Input space partitioning is usually done from the system's specification rather than its code.
Let's consider the substring(int begin, int end) method of
java.lang.String.
| Block | Characterization |
|---|---|
| Returns the empty string | 0≥begin AND
begin+1==end AND
end≤length()
|
| Returns a nonempty string | 0≥begin<end≤length()
|
| Fails (1) | end≤begin
|
| Fails (2) | begin<0 AND begin<end
|
| Fails (3) | length()<end AND 0≤begin<end
|
Then a testing criterion would be to have a test case for each of the five blocks.
It would be easy to create a non-partition of the input space, for example
| Block | Characterization |
|---|---|
| Returns the empty string | 0≥begin AND begin+1==end AND
end≤length()
|
| Returns a nonempty string | 0≥begin<end≤length()
|
| Fails (1) | end≤begin
|
| Fails (2) | begin<0
|
| Fails (3) | length()<end
|
because some test cases fall into more than one block
(for example, the case where
end≤begin<0,
which falls into both Fails(1) and Fails(2)).
In testing software whose behavior is specified by a grammar, there are coverage metrics based on the grammar that can be used.
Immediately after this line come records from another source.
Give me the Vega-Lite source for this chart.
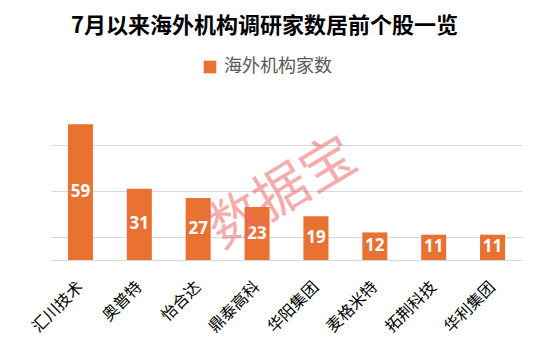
{
  "$schema": "https://vega.github.io/schema/vega-lite/v6.json",
  "width": 471,
  "height": 138,
  "autosize": {"type": "none"},
  "padding": {"left": 51, "top": 122, "right": 16, "bottom": 97},
  "background": "white",
  "config": {"view": {"stroke": null}},
  "title": {
    "text": "7月以来海外机构调研家数居前个股一览",
    "font": "Noto Sans CJK SC",
    "fontSize": 22,
    "fontWeight": "bold",
    "color": "#000000",
    "anchor": "middle",
    "frame": "group",
    "dx": -22,
    "offset": 20
  },
  "data": {
    "values": [
      {"stock": "汇川技术", "count": 59, "series": "海外机构家数"},
      {"stock": "奥普特", "count": 31, "series": "海外机构家数"},
      {"stock": "怡合达", "count": 27, "series": "海外机构家数"},
      {"stock": "鼎泰高科", "count": 23, "series": "海外机构家数"},
      {"stock": "华阳集团", "count": 19, "series": "海外机构家数"},
      {"stock": "麦格米特", "count": 12, "series": "海外机构家数"},
      {"stock": "拓荆科技", "count": 11, "series": "海外机构家数"},
      {"stock": "华利集团", "count": 11, "series": "海外机构家数"}
    ]
  },
  "layer": [
    {
      "mark": {"type": "bar", "color": "#E97132"},
      "encoding": {
        "x": {
          "field": "stock",
          "type": "nominal",
          "sort": null,
          "scale": {"paddingInner": 0.575, "paddingOuter": 0.2875},
          "axis": {
            "title": null,
            "labelAngle": -45,
            "labelAlign": "right",
            "labelBaseline": "middle",
            "labelPadding": 24,
            "labelFont": "Noto Sans CJK SC",
            "labelFontSize": 16,
            "labelColor": "#000000",
            "ticks": false,
            "domainColor": "#d9d9d9",
            "domainWidth": 1
          }
        },
        "y": {
          "field": "count",
          "type": "quantitative",
          "scale": {"domain": [0, 60]},
          "axis": {
            "title": null,
            "labels": false,
            "ticks": false,
            "domain": false,
            "values": [10, 20, 30, 40, 50, 60],
            "gridColor": "#d9d9d9",
            "gridWidth": 1
          }
        },
        "color": {
          "field": "series",
          "type": "nominal",
          "scale": {"range": ["#E97132"]},
          "legend": {
            "title": null,
            "orient": "none",
            "legendX": 150,
            "legendY": -64,
            "symbolType": "square",
            "symbolSize": 160,
            "symbolStrokeWidth": 0,
            "labelFont": "Noto Sans CJK SC",
            "labelFontSize": 18,
            "labelColor": "#595959",
            "labelOffset": 5
          }
        }
      }
    },
    {
      "mark": {
        "type": "text",
        "color": "white",
        "font": "Noto Sans",
        "fontSize": 17,
        "fontWeight": "bold",
        "baseline": "middle",
        "align": "center",
        "dy": {"expr": "(scale('y', 0) - scale('y', datum.count)) / 2"}
      },
      "encoding": {
        "x": {"field": "stock", "type": "nominal", "sort": null},
        "y": {"field": "count", "type": "quantitative"},
        "text": {"field": "count", "type": "quantitative"}
      }
    },
    {
      "data": {"values": [{"label": "数据宝", "stock": "鼎泰高科", "level": 22}]},
      "mark": {
        "type": "text",
        "color": "#ee6a6a",
        "opacity": 0.55,
        "font": "Noto Sans CJK SC",
        "fontSize": 54,
        "angle": -31,
        "align": "center",
        "baseline": "middle",
        "dx": 30
      },
      "encoding": {
        "x": {"field": "stock", "type": "nominal", "sort": null},
        "y": {"field": "level", "type": "quantitative"},
        "text": {"field": "label", "type": "nominal"}
      }
    }
  ]
}
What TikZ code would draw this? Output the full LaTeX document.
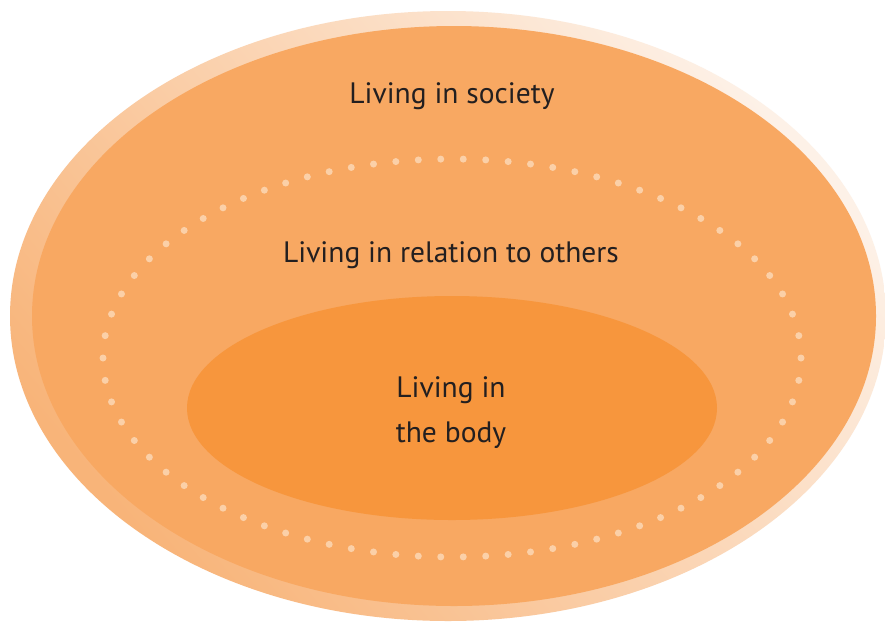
\documentclass[tikz,border=0pt]{standalone}
\usepackage{fontspec}
\setmainfont{PT Sans}
\definecolor{rimdark}{HTML}{F8B479}
\definecolor{rimlight}{HTML}{FDF1E7}
\definecolor{mainfill}{HTML}{F8A862}
\definecolor{bodyfill}{HTML}{F7963D}
\definecolor{dotcol}{HTML}{FBD0A8}
\definecolor{txt}{HTML}{231F20}
\tikzset{
  label/.style={text=txt, font=\fontsize{29.5}{45}\selectfont, inner sep=0pt, anchor=base, align=center},
  dotring/.style={draw=dotcol, line width=7pt, line cap=round, dash pattern=on 0pt off 22.49pt}
}
\begin{document}
\begin{tikzpicture}[x=1pt,y=1pt]
\useasboundingbox (0,0) rectangle (885,-622);
\fill[white] (0,0) rectangle (885,-622);
% outer rim
\shade[bottom color=rimdark, top color=rimlight, shading angle=-50] (448,-316) ellipse [x radius=438, y radius=305];
% main area
\fill[mainfill] (454,-316) ellipse [x radius=422, y radius=290];
% dotted ring
\draw[dotring] (452,-358) ellipse [x radius=349, y radius=199];
% body
\fill[bodyfill] (452,-408) ellipse [x radius=265, y radius=112];
% labels
\node[label] (society) at (452,-103) {Living in society};
\node[label] (others) at (451,-262) {Living in relation to others};
\node[label] (body1) at (451,-397) {Living in};
\node[label] (body2) at (451,-442) {the body};
\end{tikzpicture}
\end{document}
Note that a regular expression corresponds to a grammar, so that these criteria work for regular expressions as well.
There are correspondences between grammars and graphs (FSP is one example): the obvious general one represents strings of symbols (terminal and nonterminal) by states and productions by transitions between states. Therefore these syntax coverage criteria correspond to graph coverage criteria: terminal symbol coverage is analogous to all-nodes, production coverage to all-edges, and derivation coverage to all-paths.